— begin —

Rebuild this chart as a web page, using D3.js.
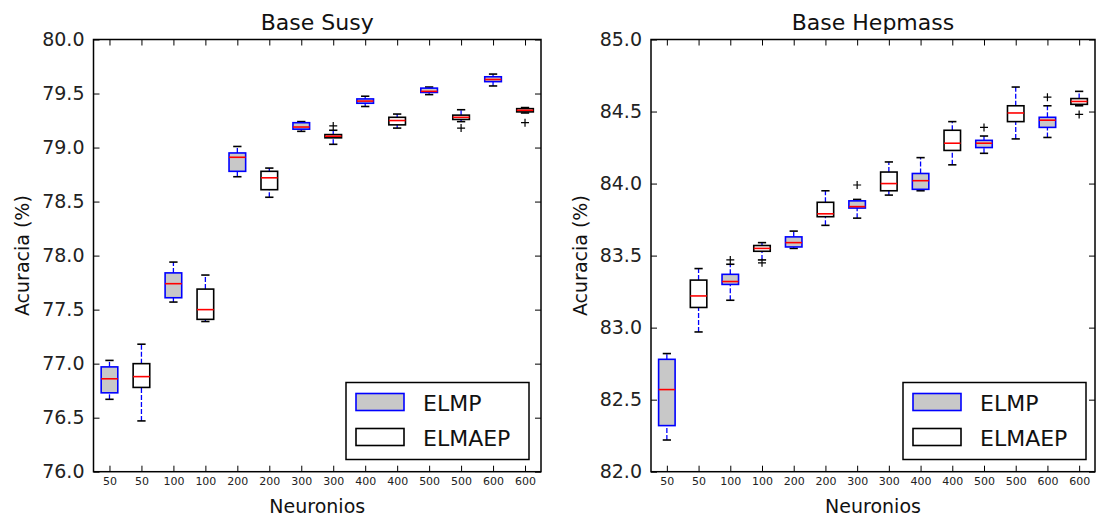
<!DOCTYPE html>
<html>
<head>
<meta charset="utf-8">
<script src="https://cdnjs.cloudflare.com/ajax/libs/d3/7.8.5/d3.min.js"></script>
<style>
  body { margin: 0; background: #fff; }
  svg { display: block; font-family: "DejaVu Sans", sans-serif; }
</style>
</head>
<body>
<svg id="chart" width="1097" height="521"></svg>
<script>
// x tick labels (one per box)
const tickLabels = ['50', '50', '100', '100', '200', '200', '300', '300', '400', '400', '500', '500', '600', '600'];
const seriesNames = ['ELMP', 'ELMAEP'];

// each box: [whisker low, q1, median, q3, whisker high]
const susyElmp = [
  [76.67, 76.73, 76.86, 76.97, 77.03],
  [77.57, 77.61, 77.74, 77.84, 77.94],
  [78.73, 78.78, 78.91, 78.95, 79.01],
  [79.15, 79.17, 79.19, 79.23, 79.24],
  [79.38, 79.41, 79.43, 79.45, 79.475],
  [79.49, 79.51, 79.52, 79.55, 79.56],
  [79.57, 79.61, 79.63, 79.655, 79.68]
];
const susyElmaep = [
  [76.47, 76.78, 76.88, 77.0, 77.18],
  [77.39, 77.41, 77.50, 77.69, 77.82],
  [78.54, 78.61, 78.72, 78.78, 78.81],
  [79.03, 79.09, 79.105, 79.12, 79.16],
  [79.18, 79.21, 79.25, 79.28, 79.31],
  [79.24, 79.26, 79.28, 79.30, 79.35],
  [79.32, 79.33, 79.345, 79.36, 79.37]
];
const susyElmpOut = [[], [], [], [], [], [], []];
const susyElmaepOut = [[], [], [], [79.2], [], [79.18], [79.23]];

const hepElmp = [
  [82.22, 82.32, 82.57, 82.78, 82.82],
  [83.19, 83.30, 83.32, 83.37, 83.44],
  [83.55, 83.56, 83.59, 83.63, 83.67],
  [83.76, 83.83, 83.84, 83.88, 83.89],
  [83.95, 83.96, 84.02, 84.07, 84.18],
  [84.21, 84.25, 84.28, 84.30, 84.33],
  [84.32, 84.39, 84.44, 84.46, 84.54]
];
const hepElmaep = [
  [82.97, 83.14, 83.22, 83.33, 83.41],
  [83.47, 83.53, 83.55, 83.57, 83.59],
  [83.71, 83.77, 83.79, 83.87, 83.95],
  [83.92, 83.95, 84.00, 84.08, 84.15],
  [84.13, 84.23, 84.28, 84.37, 84.43],
  [84.31, 84.43, 84.49, 84.54, 84.67],
  [84.54, 84.55, 84.57, 84.59, 84.64]
];
const hepElmpOut = [[], [83.47], [], [83.99], [], [84.39], [84.6]];
const hepElmaepOut = [[], [83.45], [], [], [], [], [84.48]];

const susyTicks = [76.0, 76.5, 77.0, 77.5, 78.0, 78.5, 79.0, 79.5, 80.0];
const hepTicks = [82.0, 82.5, 83.0, 83.5, 84.0, 84.5, 85.0];

// interleave ELMP / ELMAEP -> positions 1..14
function buildBoxes(a, b, outA, outB) {
  const rows = [];
  a.forEach((v, i) => {
    rows.push({ pos: i * 2 + 1, s: 0, v: v, out: outA[i] });
    rows.push({ pos: i * 2 + 2, s: 1, v: b[i], out: outB[i] });
  });
  return rows;
}

const panels = [
  { title: 'Base Susy', x0: 93.5, x1: 541, domain: [76, 80], ticks: susyTicks,
    boxes: buildBoxes(susyElmp, susyElmaep, susyElmpOut, susyElmaepOut), labelX: 22, legendX: 346 },
  { title: 'Base Hepmass', x0: 651, x1: 1095, domain: [82, 85], ticks: hepTicks,
    boxes: buildBoxes(hepElmp, hepElmaep, hepElmpOut, hepElmaepOut), labelX: 580, legendX: 903 }
];

const plotTop = 39.5, plotBottom = 471.7;
const svg = d3.select('#chart');

panels.forEach(p => {
  const x = d3.scaleLinear().domain([0.5, 14.5]).range([p.x0, p.x1]);
  const y = d3.scaleLinear().domain(p.domain).range([plotBottom, plotTop]);
  const step = x(2) - x(1);
  const g = svg.append('g');

  // axes with inward ticks
  const axB = g.append('g').attr('transform', `translate(0,${plotBottom})`)
    .call(d3.axisBottom(x).tickValues(d3.range(1, 15)).tickFormat(d => tickLabels[d - 1])
      .tickSize(-6).tickPadding(6));
  axB.selectAll('text').attr('font-size', 11).attr('fill', '#222').attr('font-family', 'DejaVu Sans');
  const axT = g.append('g').attr('transform', `translate(0,${plotTop})`)
    .call(d3.axisTop(x).tickValues(d3.range(1, 15)).tickFormat('').tickSize(-6));
  const axL = g.append('g').attr('transform', `translate(${p.x0},0)`)
    .call(d3.axisLeft(y).tickValues(p.ticks).tickFormat(d3.format('.1f')).tickSize(-6).tickPadding(9));
  axL.selectAll('text').attr('font-size', 19).attr('fill', '#222').attr('font-family', 'DejaVu Sans');
  const axR = g.append('g').attr('transform', `translate(${p.x1},0)`)
    .call(d3.axisRight(y).tickValues(p.ticks).tickFormat('').tickSize(-6));
  [axB, axT, axL, axR].forEach(a => {
    a.select('.domain').remove();
    a.selectAll('.tick line').attr('stroke', '#000').attr('stroke-width', 1);
  });

  // boxes
  const bw = step * 0.52, cw = step * 0.26;
  const bx = g.append('g').selectAll('g').data(p.boxes).enter().append('g');
  // whiskers
  bx.append('line')
    .attr('x1', d => x(d.pos)).attr('x2', d => x(d.pos))
    .attr('y1', d => y(d.v[0])).attr('y2', d => y(d.v[1]))
    .attr('stroke', '#0000ff').attr('stroke-width', 1.3).attr('stroke-dasharray', '5,2');
  bx.append('line')
    .attr('x1', d => x(d.pos)).attr('x2', d => x(d.pos))
    .attr('y1', d => y(d.v[3])).attr('y2', d => y(d.v[4]))
    .attr('stroke', '#0000ff').attr('stroke-width', 1.3).attr('stroke-dasharray', '5,2');
  // caps
  [0, 4].forEach(k => {
    bx.append('line')
      .attr('x1', d => x(d.pos) - cw / 2).attr('x2', d => x(d.pos) + cw / 2)
      .attr('y1', d => y(d.v[k])).attr('y2', d => y(d.v[k]))
      .attr('stroke', '#000').attr('stroke-width', 1.6);
  });
  bx.append('rect')
    .attr('x', d => x(d.pos) - bw / 2).attr('width', bw)
    .attr('y', d => y(d.v[3])).attr('height', d => y(d.v[1]) - y(d.v[3]))
    .attr('fill', d => d.s === 0 ? '#c8c8c8' : '#fff')
    .attr('stroke', d => d.s === 0 ? '#0000ff' : '#000').attr('stroke-width', 1.6);
  bx.append('line')
    .attr('x1', d => x(d.pos) - bw / 2).attr('x2', d => x(d.pos) + bw / 2)
    .attr('y1', d => y(d.v[2])).attr('y2', d => y(d.v[2]))
    .attr('stroke', '#ff0000').attr('stroke-width', 1.6);
  // fliers
  bx.selectAll('path.flier').data(d => d.out.map(o => ({ pos: d.pos, o: o }))).enter()
    .append('path').attr('class', 'flier')
    .attr('d', d => `M${x(d.pos) - 4},${y(d.o)}h8M${x(d.pos)},${y(d.o) - 4}v8`)
    .attr('stroke', '#000').attr('stroke-width', 1.2).attr('fill', 'none');

  // frame
  g.append('rect').attr('x', p.x0).attr('y', plotTop)
    .attr('width', p.x1 - p.x0).attr('height', plotBottom - plotTop)
    .attr('fill', 'none').attr('stroke', '#000').attr('stroke-width', 1.5);

  // legend
  const ly = 382.5;
  const lg = g.append('g').attr('transform', `translate(${p.legendX},${ly})`);
  lg.append('rect').attr('width', 183).attr('height', 77)
    .attr('fill', '#fff').attr('stroke', '#000').attr('stroke-width', 1.5);
  seriesNames.forEach((n, i) => {
    lg.append('rect').attr('x', 10).attr('y', 11 + i * 35).attr('width', 48).attr('height', 17)
      .attr('fill', i === 0 ? '#c8c8c8' : '#fff')
      .attr('stroke', i === 0 ? '#0000ff' : '#000').attr('stroke-width', 1.6);
    lg.append('text').attr('x', 77).attr('y', 28 + i * 35)
      .attr('font-size', 22).attr('fill', '#111').text(n);
  });

  // titles and labels
  g.append('text').attr('x', (p.x0 + p.x1) / 2).attr('y', 30)
    .attr('text-anchor', 'middle').attr('font-size', 22).attr('fill', '#111').text(p.title);
  g.append('text').attr('x', (p.x0 + p.x1) / 2).attr('y', 513)
    .attr('text-anchor', 'middle').attr('font-size', 19).attr('fill', '#111').text('Neuronios');
  g.append('text').attr('transform', `translate(${p.labelX + 7},${(plotTop + plotBottom) / 2}) rotate(-90)`)
    .attr('text-anchor', 'middle').attr('font-size', 19).attr('fill', '#111').text('Acuracia (%)');
});
</script>
</body>
</html>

— end —

(Exercise task)
Your task is to restate word for word the lines from the top of the data to the line containing "const seriesNames = ['ELMP', 'ELMAEP'];", both ends included, with every picture left out.

(Finished exercise)
Rebuild this chart as a web page, using D3.js.
<!DOCTYPE html>
<html>
<head>
<meta charset="utf-8">
<script src="https://cdnjs.cloudflare.com/ajax/libs/d3/7.8.5/d3.min.js"></script>
<style>
  body { margin: 0; background: #fff; }
  svg { display: block; font-family: "DejaVu Sans", sans-serif; }
</style>
</head>
<body>
<svg id="chart" width="1097" height="521"></svg>
<script>
// x tick labels (one per box)
const tickLabels = ['50', '50', '100', '100', '200', '200', '300', '300', '400', '400', '500', '500', '600', '600'];
const seriesNames = ['ELMP', 'ELMAEP'];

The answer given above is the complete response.